Cristo Re, della verità
Letture del 26 novembre, Festa di Cristo Re: «Il suo regno è tale, che non sarà mai distrutto» (Dan 7, 13-14); «Anche quelli che lo trafissero si batteranno per lui il petto» (Ap. 1, 5-8); «Io sono re. Per questo io sono nato e per questo sono venuto nel mondo: per rendere testimonianza alla verità» (Gv 18, 33-37).
Lo stesso Giovanni, nel suo vangelo, introduce il momento dell’interrogatorio di Pilato sull’unica accusa che questi ha preso in considerazione, fra le tre che i capi del giudaismo avevano approntato lì per lì contro Gesù, tacendo quella fatta valere nelle due sedute del sinedrio: di essersi dichiarato «Figlio del Benedetto», cioè di Dio. Ora lo accusavano di pretesa regale. Una sfacciata calunnia! perché ogni volta che il popolo aveva tentato di «farlo re», vi si era opposto risolutamente. Se avessero voluto essere sinceri con il romano, avrebbero dovuto dire che lo avevano condannato a morte, per avere insegnato che Dio ama indistintamente tutti gli uomini, non loro giudei soltanto, e che l’amore fra gli uomini non doveva annegare nel razzismo, ma estendersi ad ogni uomo che vive, soffre e spera sulla terra.
Marco dice che Pilato sapeva quale fosse il vero motivo di tanto odio: l’invidia (Mc 15,10). Ma forse sapeva assai, assai di più. Giovanni narra che Gesù, molto serenamente, chiese a Pilato in che senso poteva considerarlo re. Avuta la risposta, dichiarava apertamente che, sì, era re, ma in un senso che non poteva fare ombra a Cesare: re della verità, di tutti coloro che avrebbero fatto della ricerca della verità lo scopo della propria vita.
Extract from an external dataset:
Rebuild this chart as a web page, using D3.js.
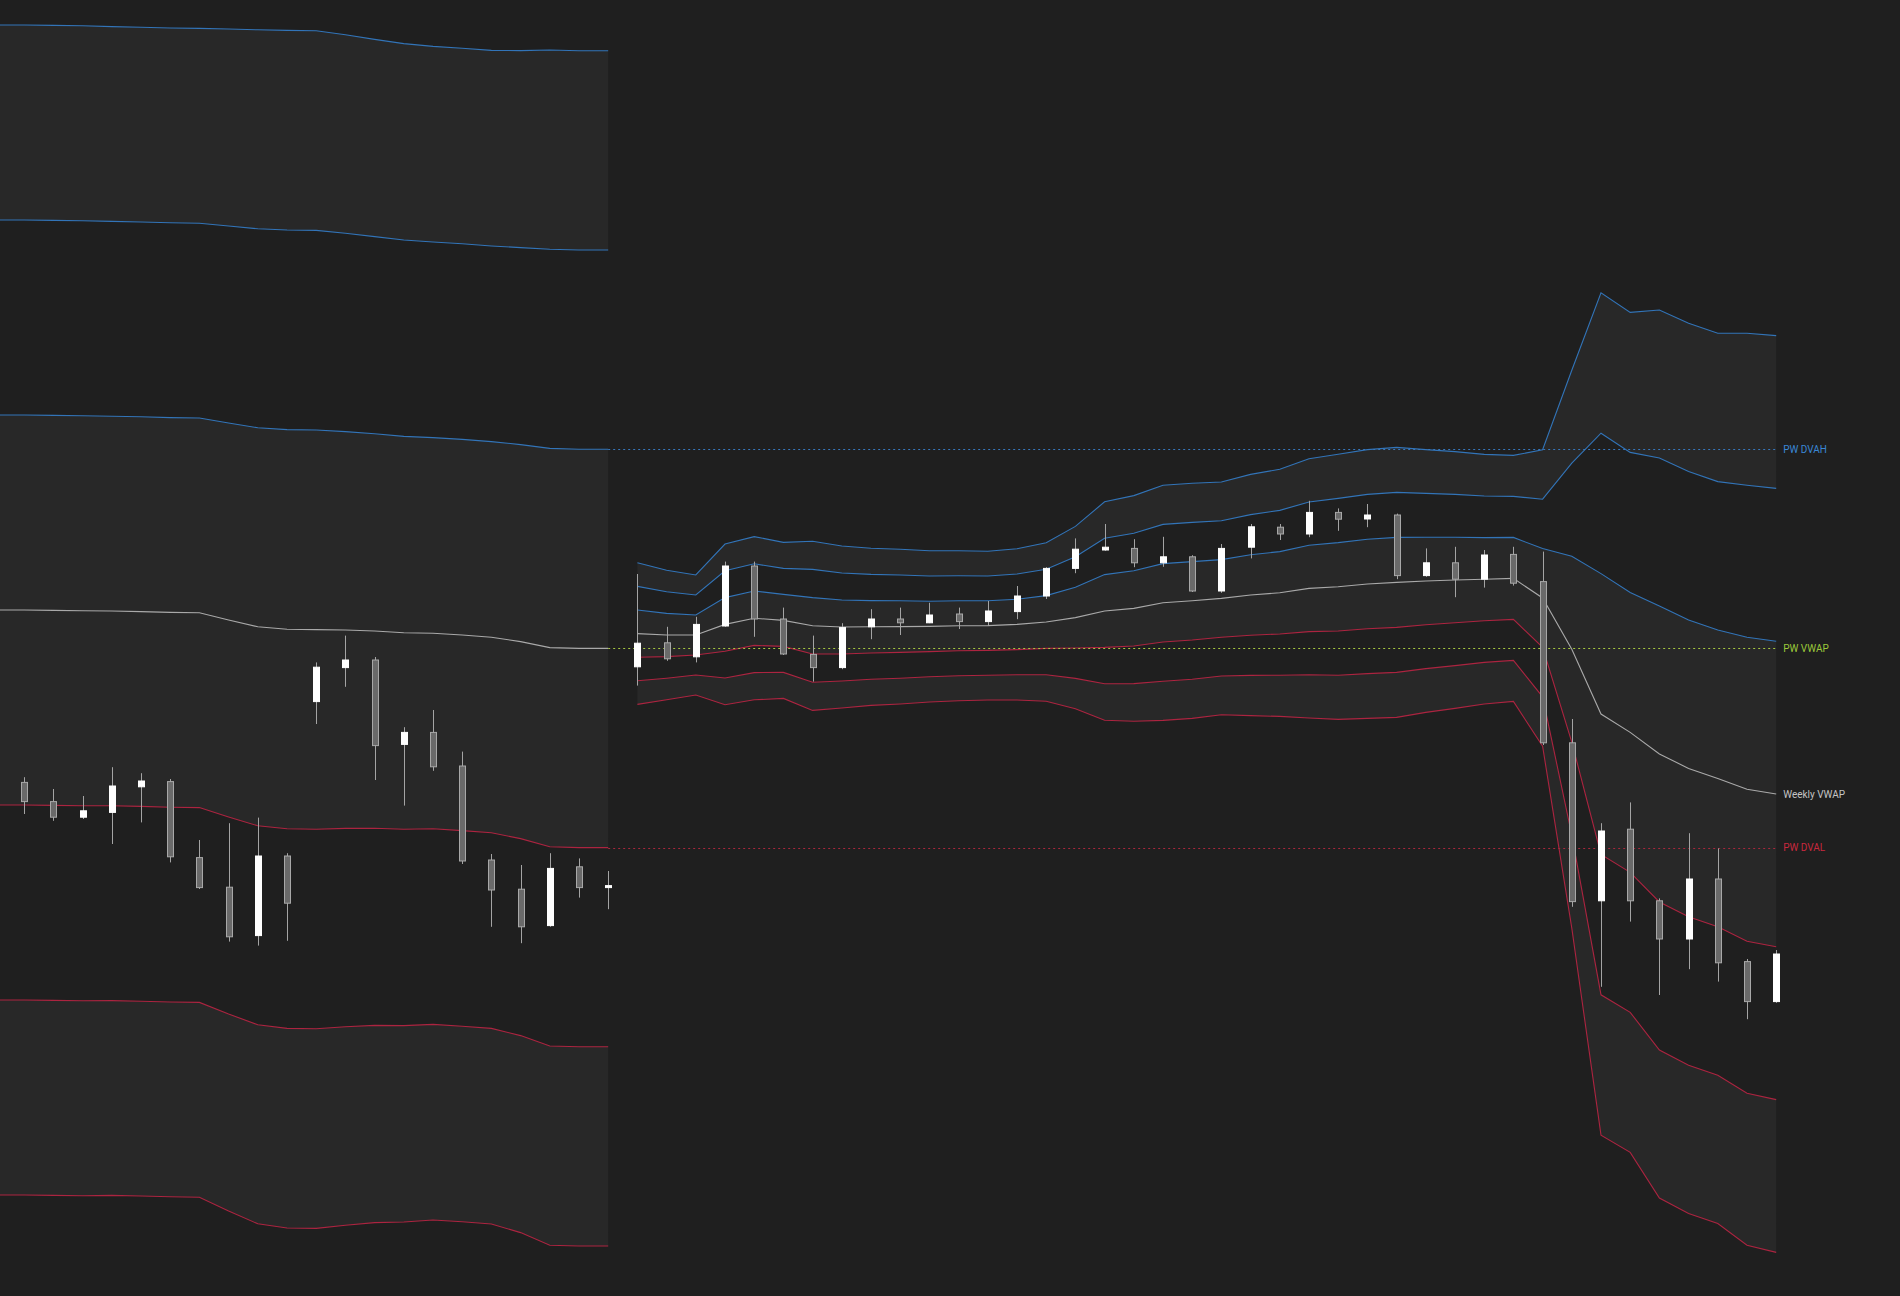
<!DOCTYPE html>
<html><head><meta charset="utf-8">
<script src="https://cdn.jsdelivr.net/npm/d3@7"></script>
<style>html,body{margin:0;padding:0;background:#1f1f1f;overflow:hidden}svg{display:block}</style>
</head><body><svg id="chart"></svg>
<script>
// ---------- data ----------
// bar index (0..60): 0..20 previous week, 21..60 current week
const candleOpen  = [4804.4,4799.6,4795.7,4796.9,4803.3,4804.6,4785.6,4778.2,4766.1,4786,4824.6,4833.1,4835,4813.9,4816.9,4808.5,4785,4777.7,4768.6,4783.3,4778.1,
  4833.3,4839.3,4835.8,4843.5,4858.5,4845.25,4836.4,4833.1,4843.3,4845.25,4844.3,4846.5,4844.6,4847.1,4851,4857.9,4862.5,4862.9,4859.3,4860.8,4852.25,4863.2,4868.2,4866.5,4871.9,4870.25,4871.25,4856.1,4859.3,4855.2,4861.4,4854.6,4814.3,4774.8,4792.7,4774.8,4765.25,4780.25,4759.6,4749.6];
const candleHigh  = [4805.7,4802.75,4801,4808.2,4806.7,4805.25,4790,4794.2,4795.6,4786.7,4834.4,4841.1,4835.75,4818.2,4822.5,4812.1,4786.5,4783.75,4786.7,4785.4,4782.25,
  4856.5,4843.3,4845.8,4859.6,4859.6,4848.1,4841.1,4844.2,4847.7,4848.1,4849.3,4848.1,4849.75,4853.5,4858.2,4865.4,4869,4865.2,4865.8,4861.2,4864,4869,4869,4874.8,4872.9,4874,4871.6,4862.9,4863.3,4862.5,4863.3,4862.1,4820.25,4794.2,4799.4,4775.4,4791.7,4787.9,4760.25,4762.5];
const candleLow   = [4796.5,4794.8,4795.25,4789,4794.4,4784.4,4777.75,4764.6,4763.6,4764.8,4819,4828.3,4805,4798.6,4807.3,4784,4768.3,4764.2,4768.3,4775.6,4772.7,
  4828.6,4834.8,4834.4,4843.3,4840.8,4836.25,4829.6,4832.7,4840.2,4841.25,4844.2,4842.75,4843.75,4845.2,4850.25,4856.7,4862.3,4858.2,4858.3,4852,4851.8,4860.4,4865,4865.7,4867.3,4868.2,4855.2,4855.8,4850.7,4853.1,4853.6,4813.75,4773.3,4753.3,4769.6,4751.25,4757.7,4754.6,4745.2,4749.3];
const candleClose = [4799.6,4795.7,4797.3,4803.5,4804.75,4785.8,4778.1,4765.8,4786,4774.2,4833.2,4835,4813.6,4816.9,4808.3,4784.75,4777.5,4768.3,4782.9,4778.1,4778.6,
  4839.2,4835.3,4843.9,4858.5,4845.25,4836.5,4833.1,4843.1,4845.25,4844.3,4846.25,4844.6,4847.25,4851,4857.9,4862.7,4863.2,4859.3,4860.8,4852.25,4862.9,4868.3,4866.5,4871.9,4870.2,4871.25,4856.1,4859.3,4855.2,4861.25,4854.2,4814.3,4774.6,4792.25,4774.8,4765.25,4780.25,4759.3,4749.6,4761.5];

// previous week VWAP and standard deviation, bar index -1..20
const prevWeekStart = -1;
const prevWeekVWAP = [4847.5,4847.5,4847.4,4847.3,4847.25,4847.1,4846.9,4846.8,4845,4843.3,4842.7,4842.6,4842.5,4842.25,4841.8,4841.7,4841.25,4840.7,4839.6,4838.1,4837.9,4837.9];
const prevWeekSD   = [48.75,48.75,48.75,48.75,48.7,48.7,48.7,48.7,49.25,49.75,49.9,49.9,49.6,49.3,49.1,48.9,48.9,48.9,49.25,49.8,49.8,49.8];

// current week VWAP and standard deviation, bar index 21..60
const curWeekStart = 21;
const curWeekVWAP = [4841.6,4841.25,4841.25,4843.9,4845.45,4844.9,4843.55,4843.25,4843.3,4843.35,4843.4,4843.55,4843.6,4843.9,4844.5,4845.6,4847.25,4847.9,4849.3,4849.8,
  4850.4,4851.25,4851.8,4852.9,4853.3,4854,4854.4,4854.75,4855,4855.2,4855.4,4850.5,4837.7,4821.5,4816.9,4811.5,4807.9,4805.4,4802.7,4801.5];
const curWeekSD   = [5.9,5.4,5.0,6.7,6.8,6.5,7.05,6.75,6.55,6.45,6.3,6.25,6.2,6.3,6.6,7.6,9.1,9.4,9.8,9.8,
  9.7,10.05,10.3,10.8,11.05,11.2,11.25,10.95,10.7,10.4,10.25,12.35,23.25,35.1,35,37,37.1,37.1,38,38.2];

// previous-week levels
const levelNames  = ["PW DVAH","PW VWAP","PW DVAL"];
const levelValues = [4887.7,4837.9,4788.1];
const levelColors = ["#3a87d6","#9cc83a","#c8283e"];
const lineColors  = ["#3777bd","#a7c940","#a8283c"];

// ---------- drawing ----------
const W = 1900, H = 1296;
const svg = d3.select("#chart").attr("width", W).attr("height", H);
svg.append("rect").attr("width", W).attr("height", H).attr("fill", "#1f1f1f");

const x = d3.scaleLinear().domain([0, 60]).range([24.2, 1776.2]);
const y = d3.scaleLinear().domain([5000, 4676]).range([0, H]);

function weekPoints(start, vwap, sd) {
  return vwap.map((v, k) => ({ i: start + k, v, s: sd[k] }));
}
const weeks = [weekPoints(prevWeekStart, prevWeekVWAP, prevWeekSD), weekPoints(curWeekStart, curWeekVWAP, curWeekSD)];

const fillPairs = [[3, 2], [1, -1], [-2, -3]];
const gFill = svg.append("g");
const gLines = svg.append("g");
weeks.forEach(pts => {
  fillPairs.forEach(([a, b]) => {
    const area = d3.area()
      .x(d => x(d.i))
      .y0(d => y(d.v + a * d.s))
      .y1(d => y(d.v + b * d.s));
    gFill.append("path").attr("d", area(pts)).attr("fill", "#282828");
  });
  [3, 2, 1, -1, -2, -3].forEach(k => {
    const line = d3.line().x(d => x(d.i)).y(d => y(d.v + k * d.s));
    gLines.append("path").attr("d", line(pts)).attr("fill", "none")
      .attr("stroke", k > 0 ? "#3274b8" : "#ac2440").attr("stroke-width", 1.1);
  });
  const vline = d3.line().x(d => x(d.i)).y(d => y(d.v));
  gLines.append("path").attr("d", vline(pts)).attr("fill", "none")
    .attr("stroke", "#a9a9a9").attr("stroke-width", 1.1);
});

// previous week level dotted lines
const gLevels = svg.append("g");
levelValues.forEach((v, k) => {
  gLevels.append("line")
    .attr("x1", x(20)).attr("x2", x(60))
    .attr("y1", Math.round(y(v)) + 0.5).attr("y2", Math.round(y(v)) + 0.5)
    .attr("stroke", lineColors[k]).attr("stroke-width", 1)
    .attr("stroke-dasharray", "2,3");
});

// candles
const idx = d3.range(candleOpen.length);
const gC = svg.append("g");
const bodyW = 6;
idx.forEach(i => {
  const o = candleOpen[i], c = candleClose[i], hi = candleHigh[i], lo = candleLow[i];
  const up = c >= o;
  const cx = Math.round(x(i)) + 0.5;
  gC.append("line").attr("x1", cx).attr("x2", cx)
    .attr("y1", y(hi)).attr("y2", y(lo))
    .attr("stroke", "#a4a4a4").attr("stroke-width", 1);
  const top = y(Math.max(o, c)), bot = y(Math.min(o, c));
  const h = Math.max(bot - top, 2);
  gC.append("rect")
    .attr("x", cx - bodyW / 2).attr("y", top)
    .attr("width", bodyW).attr("height", h)
    .attr("fill", up ? "#ffffff" : "#6a6a6a")
    .attr("stroke", up ? "#ffffff" : "#a8a8a8").attr("stroke-width", 1);
});

// labels
const gT = svg.append("g").attr("font-family", "Roboto, 'Liberation Sans', sans-serif").attr("font-size", 10);
levelValues.forEach((v, k) => {
  gT.append("text").attr("x", x(60) + 7).attr("y", y(v)).attr("dy", "0.35em")
    .attr("fill", levelColors[k]).text(levelNames[k]);
});
gT.append("text").attr("x", x(60) + 7).attr("y", y(curWeekVWAP[curWeekVWAP.length - 1])).attr("dy", "0.35em")
  .attr("fill", "#c4c4c4").text("Weekly VWAP");
</script>
</body></html>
La regalità dei Cesari, fondata sul potere, sarebbe crollata, prima o poi; la sua, fondata sull’intimo dell’uomo alla ricerca di Dio, non «sarebbe tramontata mai», perché «la gloria e la potenza» del «suo Dio e Padre» avrebbero garantito ai suoi «sudditi» un cammino sereno verso la mèta e il godimento eterno delle ricchezze e splendori di questa mèta.
Il ciclo liturgico di questo anno B non poteva attendersi un finale più sfavillante di lampi che squarciano le tenebre di una storia diventata, oggi, più confusa e conflittuale, per essersi creata una luce incapace di indicare dove mettere un piede, o dove puntare un occhio. Più che la cisterna melmosa di un Geremia, è l’orizzonte dell’umanità che appare senza punti di riferimento, da quando si è tentato di spazzar via Cristo dal suo centro focale.
Il figlio della Chiesa, che conserva a lui ogni priorità nelle proprie scelte, sorrette dalla fedeltà che si alimenta attraverso la preghiera, avverte in questo finale liturgico, la sublimità del dono ricevuto da Dio, nell’aver potuto tener dietro ad un corteo così ordinato di domeniche che lo hanno accompagnato sul sentiero, a scadenza settimanale.